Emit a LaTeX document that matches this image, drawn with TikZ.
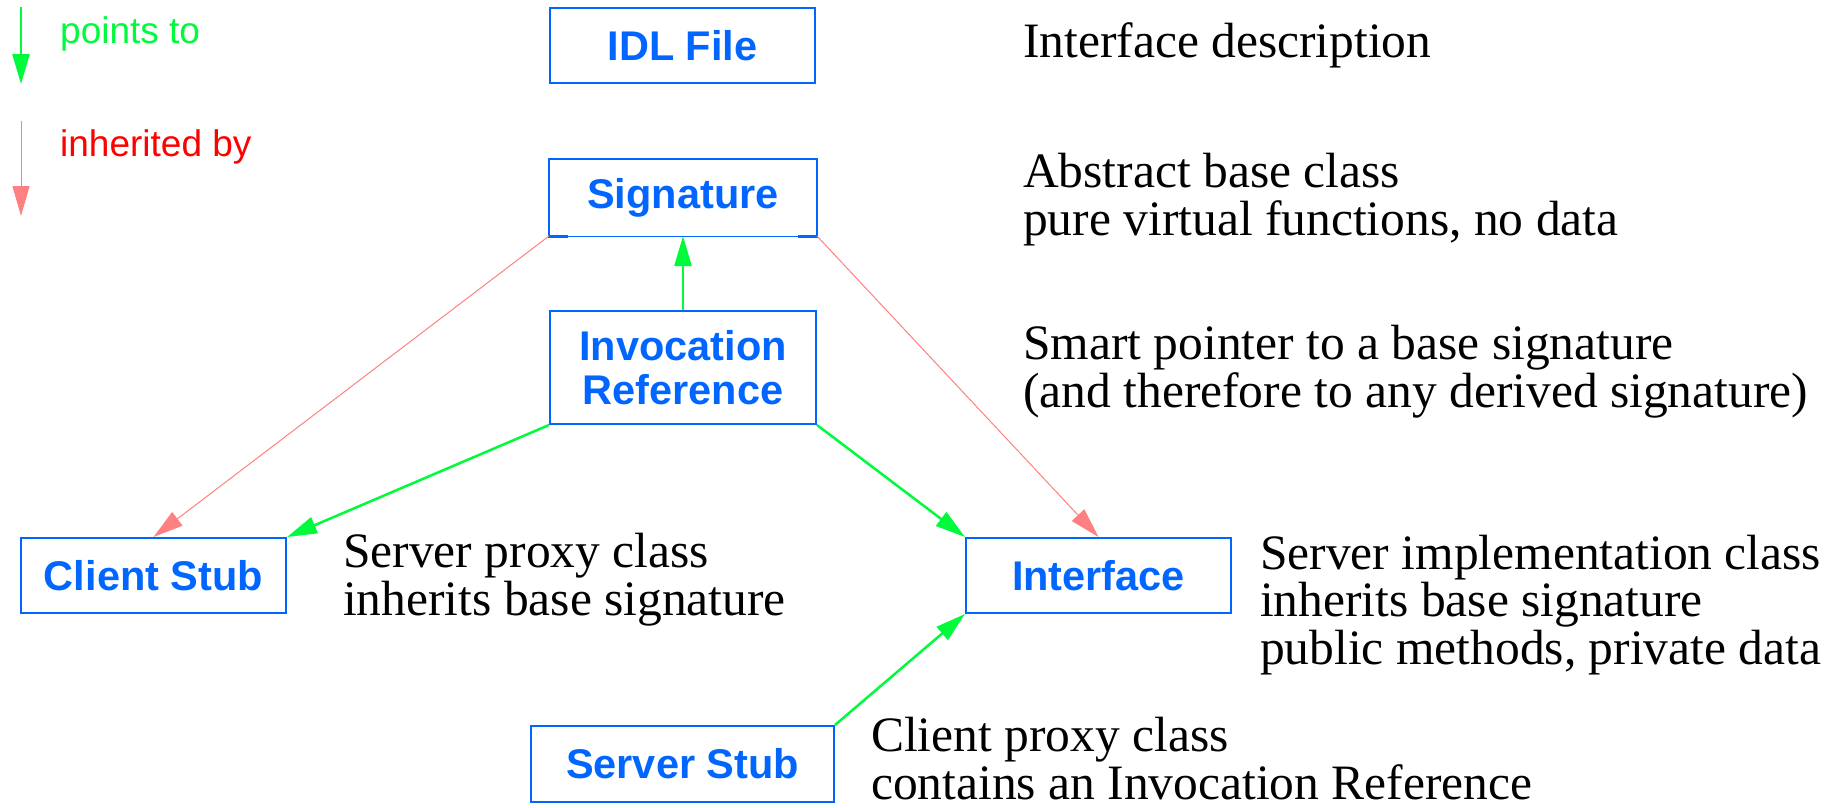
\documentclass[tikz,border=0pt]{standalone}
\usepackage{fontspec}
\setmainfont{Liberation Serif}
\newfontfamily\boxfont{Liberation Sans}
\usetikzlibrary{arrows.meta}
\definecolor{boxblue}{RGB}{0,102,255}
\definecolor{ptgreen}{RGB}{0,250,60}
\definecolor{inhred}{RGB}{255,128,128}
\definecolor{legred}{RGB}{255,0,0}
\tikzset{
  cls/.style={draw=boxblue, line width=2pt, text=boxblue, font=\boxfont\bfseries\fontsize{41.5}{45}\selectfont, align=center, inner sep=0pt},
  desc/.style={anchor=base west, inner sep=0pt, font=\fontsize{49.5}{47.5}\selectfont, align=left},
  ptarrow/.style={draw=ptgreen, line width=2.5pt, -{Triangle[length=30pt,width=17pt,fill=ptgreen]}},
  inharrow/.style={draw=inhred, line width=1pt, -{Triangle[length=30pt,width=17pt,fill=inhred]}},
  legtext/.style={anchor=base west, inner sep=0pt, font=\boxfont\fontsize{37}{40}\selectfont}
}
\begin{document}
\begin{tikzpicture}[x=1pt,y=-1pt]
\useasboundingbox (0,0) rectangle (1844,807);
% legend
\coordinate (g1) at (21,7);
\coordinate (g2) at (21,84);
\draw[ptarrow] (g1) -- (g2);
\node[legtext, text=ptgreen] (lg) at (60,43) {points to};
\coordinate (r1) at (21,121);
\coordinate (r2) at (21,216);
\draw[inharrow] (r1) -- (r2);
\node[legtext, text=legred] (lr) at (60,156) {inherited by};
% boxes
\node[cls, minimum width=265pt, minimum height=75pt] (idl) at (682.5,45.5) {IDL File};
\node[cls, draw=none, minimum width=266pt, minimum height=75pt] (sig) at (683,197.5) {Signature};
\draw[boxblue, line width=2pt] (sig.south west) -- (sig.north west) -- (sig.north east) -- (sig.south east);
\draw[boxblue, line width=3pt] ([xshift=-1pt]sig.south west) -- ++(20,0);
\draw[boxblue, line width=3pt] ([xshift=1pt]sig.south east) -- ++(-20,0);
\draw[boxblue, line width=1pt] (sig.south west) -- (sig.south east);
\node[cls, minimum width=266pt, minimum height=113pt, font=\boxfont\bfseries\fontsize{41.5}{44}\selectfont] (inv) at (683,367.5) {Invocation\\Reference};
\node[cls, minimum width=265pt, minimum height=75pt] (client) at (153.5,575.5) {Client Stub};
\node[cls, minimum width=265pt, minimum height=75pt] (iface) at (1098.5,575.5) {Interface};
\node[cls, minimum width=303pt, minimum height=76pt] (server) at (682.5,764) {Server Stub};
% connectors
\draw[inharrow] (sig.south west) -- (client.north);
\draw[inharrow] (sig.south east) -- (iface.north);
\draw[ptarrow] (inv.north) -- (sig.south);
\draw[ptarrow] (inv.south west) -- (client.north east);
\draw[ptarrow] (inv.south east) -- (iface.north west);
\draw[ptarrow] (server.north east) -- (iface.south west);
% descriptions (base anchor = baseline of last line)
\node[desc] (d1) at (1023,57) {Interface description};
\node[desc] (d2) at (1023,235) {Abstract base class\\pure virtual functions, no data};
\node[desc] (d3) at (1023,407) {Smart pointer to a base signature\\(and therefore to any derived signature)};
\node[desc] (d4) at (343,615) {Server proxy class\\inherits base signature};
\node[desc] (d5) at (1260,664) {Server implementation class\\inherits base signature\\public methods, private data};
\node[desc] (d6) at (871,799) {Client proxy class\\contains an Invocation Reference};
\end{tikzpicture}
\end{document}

======

• DIRECTIONS FOR THIS TASK:
Return the listing above in full and without alteration, excluding its pictures.

• ANSWER TO THIS EXERCISE:
Emit a LaTeX document that matches this image, drawn with TikZ.
\documentclass[tikz,border=0pt]{standalone}
\usepackage{fontspec}
\setmainfont{Liberation Serif}
\newfontfamily\boxfont{Liberation Sans}
\usetikzlibrary{arrows.meta}
\definecolor{boxblue}{RGB}{0,102,255}
\definecolor{ptgreen}{RGB}{0,250,60}
\definecolor{inhred}{RGB}{255,128,128}
\definecolor{legred}{RGB}{255,0,0}
\tikzset{
  cls/.style={draw=boxblue, line width=2pt, text=boxblue, font=\boxfont\bfseries\fontsize{41.5}{45}\selectfont, align=center, inner sep=0pt},
  desc/.style={anchor=base west, inner sep=0pt, font=\fontsize{49.5}{47.5}\selectfont, align=left},
  ptarrow/.style={draw=ptgreen, line width=2.5pt, -{Triangle[length=30pt,width=17pt,fill=ptgreen]}},
  inharrow/.style={draw=inhred, line width=1pt, -{Triangle[length=30pt,width=17pt,fill=inhred]}},
  legtext/.style={anchor=base west, inner sep=0pt, font=\boxfont\fontsize{37}{40}\selectfont}
}
\begin{document}
\begin{tikzpicture}[x=1pt,y=-1pt]
\useasboundingbox (0,0) rectangle (1844,807);
% legend
\coordinate (g1) at (21,7);
\coordinate (g2) at (21,84);
\draw[ptarrow] (g1) -- (g2);
\node[legtext, text=ptgreen] (lg) at (60,43) {points to};
\coordinate (r1) at (21,121);
\coordinate (r2) at (21,216);
\draw[inharrow] (r1) -- (r2);
\node[legtext, text=legred] (lr) at (60,156) {inherited by};
% boxes
\node[cls, minimum width=265pt, minimum height=75pt] (idl) at (682.5,45.5) {IDL File};
\node[cls, draw=none, minimum width=266pt, minimum height=75pt] (sig) at (683,197.5) {Signature};
\draw[boxblue, line width=2pt] (sig.south west) -- (sig.north west) -- (sig.north east) -- (sig.south east);
\draw[boxblue, line width=3pt] ([xshift=-1pt]sig.south west) -- ++(20,0);
\draw[boxblue, line width=3pt] ([xshift=1pt]sig.south east) -- ++(-20,0);
\draw[boxblue, line width=1pt] (sig.south west) -- (sig.south east);
\node[cls, minimum width=266pt, minimum height=113pt, font=\boxfont\bfseries\fontsize{41.5}{44}\selectfont] (inv) at (683,367.5) {Invocation\\Reference};
\node[cls, minimum width=265pt, minimum height=75pt] (client) at (153.5,575.5) {Client Stub};
\node[cls, minimum width=265pt, minimum height=75pt] (iface) at (1098.5,575.5) {Interface};
\node[cls, minimum width=303pt, minimum height=76pt] (server) at (682.5,764) {Server Stub};
% connectors
\draw[inharrow] (sig.south west) -- (client.north);
\draw[inharrow] (sig.south east) -- (iface.north);
\draw[ptarrow] (inv.north) -- (sig.south);
\draw[ptarrow] (inv.south west) -- (client.north east);
\draw[ptarrow] (inv.south east) -- (iface.north west);
\draw[ptarrow] (server.north east) -- (iface.south west);
% descriptions (base anchor = baseline of last line)
\node[desc] (d1) at (1023,57) {Interface description};
\node[desc] (d2) at (1023,235) {Abstract base class\\pure virtual functions, no data};
\node[desc] (d3) at (1023,407) {Smart pointer to a base signature\\(and therefore to any derived signature)};
\node[desc] (d4) at (343,615) {Server proxy class\\inherits base signature};
\node[desc] (d5) at (1260,664) {Server implementation class\\inherits base signature\\public methods, private data};
\node[desc] (d6) at (871,799) {Client proxy class\\contains an Invocation Reference};
\end{tikzpicture}
\end{document}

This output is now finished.